---------- Source data ----------
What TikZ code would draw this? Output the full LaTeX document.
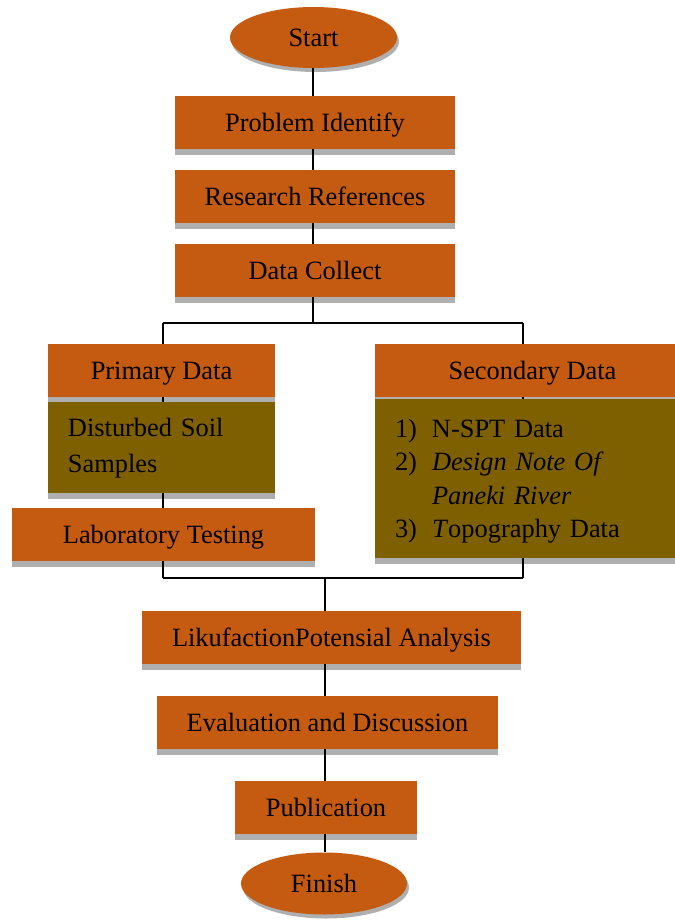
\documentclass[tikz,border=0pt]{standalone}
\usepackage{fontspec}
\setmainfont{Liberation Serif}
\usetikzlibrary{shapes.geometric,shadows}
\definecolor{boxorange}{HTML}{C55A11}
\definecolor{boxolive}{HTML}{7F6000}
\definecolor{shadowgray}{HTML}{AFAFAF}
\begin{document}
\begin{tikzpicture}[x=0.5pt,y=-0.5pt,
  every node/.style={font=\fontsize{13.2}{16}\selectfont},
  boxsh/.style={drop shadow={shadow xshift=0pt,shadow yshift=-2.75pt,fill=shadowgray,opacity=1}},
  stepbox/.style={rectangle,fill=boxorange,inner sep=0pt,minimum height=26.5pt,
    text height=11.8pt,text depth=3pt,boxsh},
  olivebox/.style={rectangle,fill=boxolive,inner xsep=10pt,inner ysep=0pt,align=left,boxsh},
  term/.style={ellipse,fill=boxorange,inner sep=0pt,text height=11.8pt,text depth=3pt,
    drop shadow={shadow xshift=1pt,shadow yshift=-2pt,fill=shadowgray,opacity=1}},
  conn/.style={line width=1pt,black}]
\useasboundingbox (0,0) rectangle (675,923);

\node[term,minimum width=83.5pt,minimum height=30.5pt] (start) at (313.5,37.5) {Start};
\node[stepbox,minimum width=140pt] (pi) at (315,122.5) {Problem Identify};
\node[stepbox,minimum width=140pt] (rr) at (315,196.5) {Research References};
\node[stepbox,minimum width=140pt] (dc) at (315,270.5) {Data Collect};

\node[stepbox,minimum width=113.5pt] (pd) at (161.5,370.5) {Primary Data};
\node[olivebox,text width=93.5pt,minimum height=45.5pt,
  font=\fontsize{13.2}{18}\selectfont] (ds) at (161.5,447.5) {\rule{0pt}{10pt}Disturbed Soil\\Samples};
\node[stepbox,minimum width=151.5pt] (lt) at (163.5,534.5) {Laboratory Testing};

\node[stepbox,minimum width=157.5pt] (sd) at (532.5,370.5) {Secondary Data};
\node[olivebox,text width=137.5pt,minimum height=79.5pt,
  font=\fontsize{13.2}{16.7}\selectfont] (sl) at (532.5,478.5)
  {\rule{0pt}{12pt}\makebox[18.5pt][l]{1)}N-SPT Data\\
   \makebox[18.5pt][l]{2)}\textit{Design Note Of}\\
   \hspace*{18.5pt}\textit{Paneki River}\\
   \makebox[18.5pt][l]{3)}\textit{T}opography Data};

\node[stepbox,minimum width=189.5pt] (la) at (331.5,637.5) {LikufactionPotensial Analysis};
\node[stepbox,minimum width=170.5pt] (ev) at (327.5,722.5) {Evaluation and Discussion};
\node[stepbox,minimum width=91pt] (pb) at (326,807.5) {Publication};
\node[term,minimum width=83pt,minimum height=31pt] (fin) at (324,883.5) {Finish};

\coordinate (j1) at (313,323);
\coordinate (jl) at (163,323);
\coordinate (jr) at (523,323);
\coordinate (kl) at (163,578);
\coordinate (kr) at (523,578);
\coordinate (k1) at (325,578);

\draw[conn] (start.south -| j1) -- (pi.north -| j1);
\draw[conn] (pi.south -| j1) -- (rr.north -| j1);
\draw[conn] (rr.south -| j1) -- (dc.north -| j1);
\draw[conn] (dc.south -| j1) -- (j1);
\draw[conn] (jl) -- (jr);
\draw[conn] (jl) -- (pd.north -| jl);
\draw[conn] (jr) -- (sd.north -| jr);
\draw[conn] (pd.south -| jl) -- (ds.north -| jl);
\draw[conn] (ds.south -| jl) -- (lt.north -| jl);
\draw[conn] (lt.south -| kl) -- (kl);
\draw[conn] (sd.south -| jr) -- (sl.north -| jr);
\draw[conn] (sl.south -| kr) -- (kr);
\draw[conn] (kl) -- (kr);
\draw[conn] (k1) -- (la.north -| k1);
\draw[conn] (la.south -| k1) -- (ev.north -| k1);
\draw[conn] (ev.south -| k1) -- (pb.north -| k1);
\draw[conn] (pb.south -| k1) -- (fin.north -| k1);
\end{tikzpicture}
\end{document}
----------
Brief – Set the lines above down again, word for word, from the first through the one containing "width=140pt] (dc) at"; pictures excluded.

Result –
What TikZ code would draw this? Output the full LaTeX document.
\documentclass[tikz,border=0pt]{standalone}
\usepackage{fontspec}
\setmainfont{Liberation Serif}
\usetikzlibrary{shapes.geometric,shadows}
\definecolor{boxorange}{HTML}{C55A11}
\definecolor{boxolive}{HTML}{7F6000}
\definecolor{shadowgray}{HTML}{AFAFAF}
\begin{document}
\begin{tikzpicture}[x=0.5pt,y=-0.5pt,
  every node/.style={font=\fontsize{13.2}{16}\selectfont},
  boxsh/.style={drop shadow={shadow xshift=0pt,shadow yshift=-2.75pt,fill=shadowgray,opacity=1}},
  stepbox/.style={rectangle,fill=boxorange,inner sep=0pt,minimum height=26.5pt,
    text height=11.8pt,text depth=3pt,boxsh},
  olivebox/.style={rectangle,fill=boxolive,inner xsep=10pt,inner ysep=0pt,align=left,boxsh},
  term/.style={ellipse,fill=boxorange,inner sep=0pt,text height=11.8pt,text depth=3pt,
    drop shadow={shadow xshift=1pt,shadow yshift=-2pt,fill=shadowgray,opacity=1}},
  conn/.style={line width=1pt,black}]
\useasboundingbox (0,0) rectangle (675,923);

\node[term,minimum width=83.5pt,minimum height=30.5pt] (start) at (313.5,37.5) {Start};
\node[stepbox,minimum width=140pt] (pi) at (315,122.5) {Problem Identify};
\node[stepbox,minimum width=140pt] (rr) at (315,196.5) {Research References};
\node[stepbox,minimum width=140pt] (dc) at (315,270.5) {Data Collect};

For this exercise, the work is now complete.